• Requirements: Starting at the top of the listing, extract every line up to and including the one with "anchor=west] (sgname) at". Pictures stay out of the copy.

▼

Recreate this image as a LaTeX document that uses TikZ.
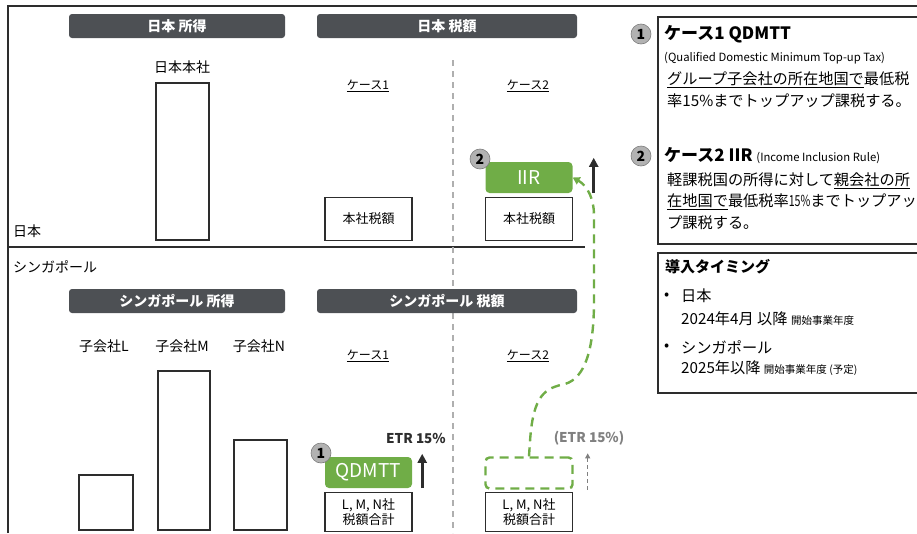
\documentclass[tikz,border=0pt]{standalone}
\usepackage{fontspec}
\setmainfont{Noto Sans CJK JP}
\usepackage{tikz}
\usetikzlibrary{positioning}
\usetikzlibrary{arrows.meta}

\definecolor{barcol}{RGB}{77,80,84}
\definecolor{topgreen}{RGB}{112,173,71}
\definecolor{numfill}{RGB}{178,178,178}
\definecolor{inkgray}{RGB}{45,45,45}
\definecolor{softgray}{RGB}{128,128,128}
\definecolor{splitgray}{RGB}{175,175,175}

\newcommand{\fsz}[1]{\fontsize{#1}{#1}\selectfont}
\newcommand{\narrowpct}{\scalebox{0.7}[1]{15\%}}

\tikzset{
  header/.style={fill=barcol, rounded corners=3pt, text=white, font=\fsz{14}\bfseries, inner sep=0pt, minimum height=24},
  income/.style={draw=inkgray, line width=1.6pt, anchor=south west, inner sep=0pt},
  taxbox/.style={draw=inkgray, line width=1.6pt, minimum width=87, minimum height=43, inner sep=0pt, align=center, font=\fontsize{13}{15}\selectfont},
  topup/.style={fill=topgreen, rounded corners=4pt, text=white, font=\fsz{19}, minimum width=87, minimum height=31, inner sep=0pt},
  numdot/.style={circle, fill=numfill, draw=numfill!70!black, line width=0.6pt, minimum size=20, inner sep=0pt, font=\fsz{14}\bfseries},
  lbl/.style={font=\fsz{14}, inner sep=0pt},
  caselbl/.style={font=\fsz{12}, inner sep=0pt},
  rise/.style={draw=inkgray, line width=2.6pt, -{Triangle[width=9pt,length=9pt]}},
  note/.style={anchor=west, font=\fsz{15.2}, inner sep=0pt},
}

\begin{document}
\begin{tikzpicture}[x=1pt, y=-1pt]
\useasboundingbox (0,0) rectangle (917,533);

% frame and split lines
\draw[inkgray, line width=2pt] (8,533) -- (8,6) -- (917,6);
\draw[inkgray, line width=1.3pt] (8,247) -- (585,247);
\draw[splitgray, line width=1.2pt, dash pattern=on 6pt off 5pt] (453,60) -- (453,533);

% headers
\node[header, minimum width=216] (jpinc) at (177,26) {日本 所得};
\node[header, minimum width=260] (jptax) at (447,26) {日本 税額};
\node[header, minimum width=216] (sginc) at (177,301) {シンガポール 所得};
\node[header, minimum width=260] (sgtax) at (447,301) {シンガポール 税額};

\node[lbl, anchor=west] (jpname) at (13,231) {日本};
\node[lbl, anchor=west] (sgname) at (13,267) {シンガポール};

% income bars
\node[income, minimum width=53, minimum height=157] (hq) at (155,241) {};
\node[lbl] (hqname) at (182,67) {日本本社};
\node[income, minimum width=54, minimum height=55] (subl) at (78,531) {};
\node[income, minimum width=52, minimum height=159] (subm) at (157,531) {};
\node[income, minimum width=53, minimum height=90] (subn) at (233,531) {};
\node[lbl] (sublname) at (104,346) {子会社L};
\node[lbl] (submname) at (182,346) {子会社M};
\node[lbl] (subnname) at (259,346) {子会社N};

% japan tax
\node[caselbl] (jpcase1) at (368,86) {\underline{ケース1}};
\node[caselbl] (jpcase2) at (528,86) {\underline{ケース2}};
\node[taxbox] (jptax1) at (368.5,219) {本社税額};
\node[taxbox] (jptax2) at (529,219) {本社税額};
\node[topup] (iir) at (529,177.5) {IIR};
\node[numdot] (n2) at (480,159) {2};
\draw[rise] ([xshift=21pt]iir.south east) -- ([xshift=21pt, yshift=4pt]iir.north east);

% singapore tax
\node[caselbl] (sgcase1) at (368,356) {\underline{ケース1}};
\node[caselbl] (sgcase2) at (528,356) {\underline{ケース2}};
\node[taxbox, minimum height=39] (sgtax1) at (368.5,512) {L, M, N社\\税額合計};
\node[topup] (qdmtt) at (368.5,472.5) {QDMTT};
\node[numdot] (n1) at (321,453) {1};
\draw[rise] ([xshift=10pt]qdmtt.south east) -- ([xshift=10pt, yshift=3pt]qdmtt.north east);
\node[font=\fsz{13.5}\bfseries, text=inkgray] (etr) at (416,438) {ETR 15\%};

\node[taxbox, minimum height=39] (sgtax2) at (529,512) {L, M, N社\\税額合計};
\node[topup, fill=none, draw=topgreen, line width=2.4pt, dash pattern=on 9pt off 6pt] (ghost) at (529,473) {};
\draw[softgray, line width=1.2pt, dash pattern=on 4pt off 3pt, -{Triangle[width=5pt,length=5pt]}] ([xshift=14pt]ghost.south east) -- ([xshift=14pt, yshift=3pt]ghost.north east);
\node[font=\fsz{13.5}\bfseries, text=softgray] (etrghost) at (589,438) {(ETR 15\%)};

\draw[topgreen, line width=2.4pt, dash pattern=on 9pt off 6pt, -{Triangle[width=8pt,length=7pt]}] (ghost.north) -- ++(1,-15) .. controls (533,395) and (545,388) .. (565,384) .. controls (585,378) and (594,350) .. (594,300) -- (594,215) .. controls (594,200) and (588,186) .. (iir.east);

% right notes
\draw[inkgray, line width=1.6pt] (658,17) rectangle (925,244);
\node[numdot] (r1) at (641,34) {1};
\node[note, font=\fsz{17}\bfseries] (c1head) at (664,34) {ケース1 QDMTT};
\node[note, font=\fsz{11.3}] (c1full) at (664,58) {(Qualified Domestic Minimum Top-up Tax)};
\node[note] (c1a) at (667,80) {\underline{グループ子会社の所在地国で}最低税};
\node[note] (c1b) at (667,101) {率15\%までトップアップ課税する。};
\node[numdot] (r2) at (641,156) {2};
\node[note, font=\fsz{17}\bfseries] (c2head) at (664,156) {ケース2 IIR {\fsz{11.3}\mdseries (Income Inclusion Rule)}};
\node[note] (c2a) at (667,181) {軽課税国の所得に対して\underline{親会社の所}};
\node[note] (c2b) at (667,202) {\underline{在地国で}最低税率\narrowpct までトップアッ};
\node[note] (c2c) at (667,223) {プ課税する。};

\draw[inkgray, line width=1.6pt] (658,253) rectangle (925,393);
\node[note, font=\fsz{15}\bfseries] (when) at (665,267) {導入タイミング};
\node[note] (b1) at (664,296) {•};
\node[note] (jpwhen) at (681,296) {日本};
\node[note] (jpdate) at (681,319) {2024年4月 以降 {\fsz{10.5}開始事業年度}};
\node[note] (b2) at (664,347) {•};
\node[note] (sgwhen) at (681,347) {シンガポール};
\node[note] (sgdate) at (681,368) {2025年以降 {\fsz{10.5}開始事業年度 (予定)}};

\end{tikzpicture}
\end{document}
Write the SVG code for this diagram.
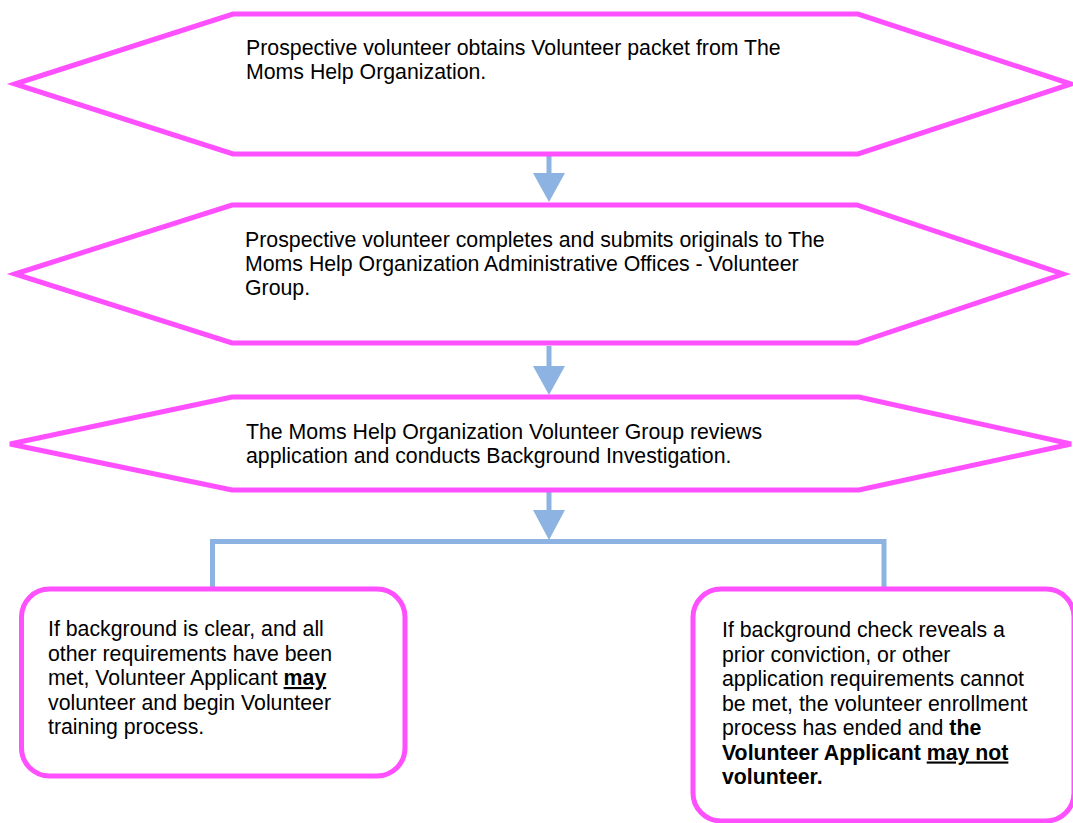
<svg xmlns="http://www.w3.org/2000/svg" width="1073" height="823" viewBox="0 0 1073 823">
<style>
.shape{fill:#fff;stroke:#FF50FF;stroke-width:5;stroke-linejoin:miter}
.t{font-family:"Liberation Sans",Arial,sans-serif;font-size:21.3px;fill:#000}
.b{font-weight:bold}
.u{text-decoration:underline}
.ln{stroke:#8DB3E2;stroke-width:5;fill:none}
.hd{fill:#8DB3E2;stroke:none}
</style>
<rect width="1073" height="823" fill="#fff"/>
<g id="connectors">
<line class="ln" x1="549" y1="156" x2="549" y2="175" stroke-width="6"/>
<polygon class="hd" points="533,173 565,173 549,202"/>
<line class="ln" x1="549" y1="346" x2="549" y2="368" stroke-width="6"/>
<polygon class="hd" points="533,366 565,366 549,395"/>
<line class="ln" x1="549" y1="492" x2="549" y2="512" stroke-width="6"/>
<polygon class="hd" points="533,510 565,510 549,540"/>
<polyline class="ln" points="212.5,589 212.5,541.5 884,541.5 884,589"/>
</g>
<g id="step1">
<polygon class="shape" points="15,84 233,14 858,14 1071,84 858,154 233,154"/>
<text class="t" x="246" y="55">Prospective volunteer obtains Volunteer packet from The</text>
<text class="t" x="246" y="79">Moms Help Organization.</text>
</g>
<g id="step2">
<polygon class="shape" points="15,274 232,205 857,205 1063,274 857,343 232,343"/>
<text class="t" x="245" y="247">Prospective volunteer completes and submits originals to The</text>
<text class="t" x="245" y="271">Moms Help Organization Administrative Offices - Volunteer</text>
<text class="t" x="245" y="295">Group.</text>
</g>
<g id="step3">
<polygon class="shape" points="10,444 232,397 859,397 1071,444 859,490 232,490"/>
<text class="t" x="246" y="439">The Moms Help Organization Volunteer Group reviews</text>
<text class="t" x="246" y="463">application and conducts Background Investigation.</text>
</g>
<g id="clear">
<rect class="shape" x="21.5" y="589" width="383.5" height="187" rx="28" ry="28"/>
<text class="t" x="48" y="636">If background is clear, and all</text>
<text class="t" x="48" y="660.5">other requirements have been</text>
<text class="t" x="48" y="685">met, Volunteer Applicant <tspan class="b u">may</tspan></text>
<text class="t" x="48" y="709.5">volunteer and begin Volunteer</text>
<text class="t" x="48" y="734">training process.</text>
</g>
<g id="notclear">
<rect class="shape" x="693" y="589" width="381" height="232" rx="28" ry="28"/>
<text class="t" x="722" y="637">If background check reveals a</text>
<text class="t" x="722" y="661.5">prior conviction, or other</text>
<text class="t" x="722" y="686">application requirements cannot</text>
<text class="t" x="722" y="710.5">be met, the volunteer enrollment</text>
<text class="t" x="722" y="735">process has ended and <tspan class="b">the</tspan></text>
<text class="t b" x="722" y="759.5">Volunteer Applicant <tspan class="u">may not</tspan></text>
<text class="t b" x="722" y="784">volunteer.</text>
</g>
</svg>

▲

• Answer to this exercise:
Recreate this image as a LaTeX document that uses TikZ.
\documentclass[tikz,border=0pt]{standalone}
\usepackage{fontspec}
\setmainfont{Noto Sans CJK JP}
\usepackage{tikz}
\usetikzlibrary{positioning}
\usetikzlibrary{arrows.meta}

\definecolor{barcol}{RGB}{77,80,84}
\definecolor{topgreen}{RGB}{112,173,71}
\definecolor{numfill}{RGB}{178,178,178}
\definecolor{inkgray}{RGB}{45,45,45}
\definecolor{softgray}{RGB}{128,128,128}
\definecolor{splitgray}{RGB}{175,175,175}

\newcommand{\fsz}[1]{\fontsize{#1}{#1}\selectfont}
\newcommand{\narrowpct}{\scalebox{0.7}[1]{15\%}}

\tikzset{
  header/.style={fill=barcol, rounded corners=3pt, text=white, font=\fsz{14}\bfseries, inner sep=0pt, minimum height=24},
  income/.style={draw=inkgray, line width=1.6pt, anchor=south west, inner sep=0pt},
  taxbox/.style={draw=inkgray, line width=1.6pt, minimum width=87, minimum height=43, inner sep=0pt, align=center, font=\fontsize{13}{15}\selectfont},
  topup/.style={fill=topgreen, rounded corners=4pt, text=white, font=\fsz{19}, minimum width=87, minimum height=31, inner sep=0pt},
  numdot/.style={circle, fill=numfill, draw=numfill!70!black, line width=0.6pt, minimum size=20, inner sep=0pt, font=\fsz{14}\bfseries},
  lbl/.style={font=\fsz{14}, inner sep=0pt},
  caselbl/.style={font=\fsz{12}, inner sep=0pt},
  rise/.style={draw=inkgray, line width=2.6pt, -{Triangle[width=9pt,length=9pt]}},
  note/.style={anchor=west, font=\fsz{15.2}, inner sep=0pt},
}

\begin{document}
\begin{tikzpicture}[x=1pt, y=-1pt]
\useasboundingbox (0,0) rectangle (917,533);

% frame and split lines
\draw[inkgray, line width=2pt] (8,533) -- (8,6) -- (917,6);
\draw[inkgray, line width=1.3pt] (8,247) -- (585,247);
\draw[splitgray, line width=1.2pt, dash pattern=on 6pt off 5pt] (453,60) -- (453,533);

% headers
\node[header, minimum width=216] (jpinc) at (177,26) {日本 所得};
\node[header, minimum width=260] (jptax) at (447,26) {日本 税額};
\node[header, minimum width=216] (sginc) at (177,301) {シンガポール 所得};
\node[header, minimum width=260] (sgtax) at (447,301) {シンガポール 税額};

\node[lbl, anchor=west] (jpname) at (13,231) {日本};
\node[lbl, anchor=west] (sgname) at (13,267) {シンガポール};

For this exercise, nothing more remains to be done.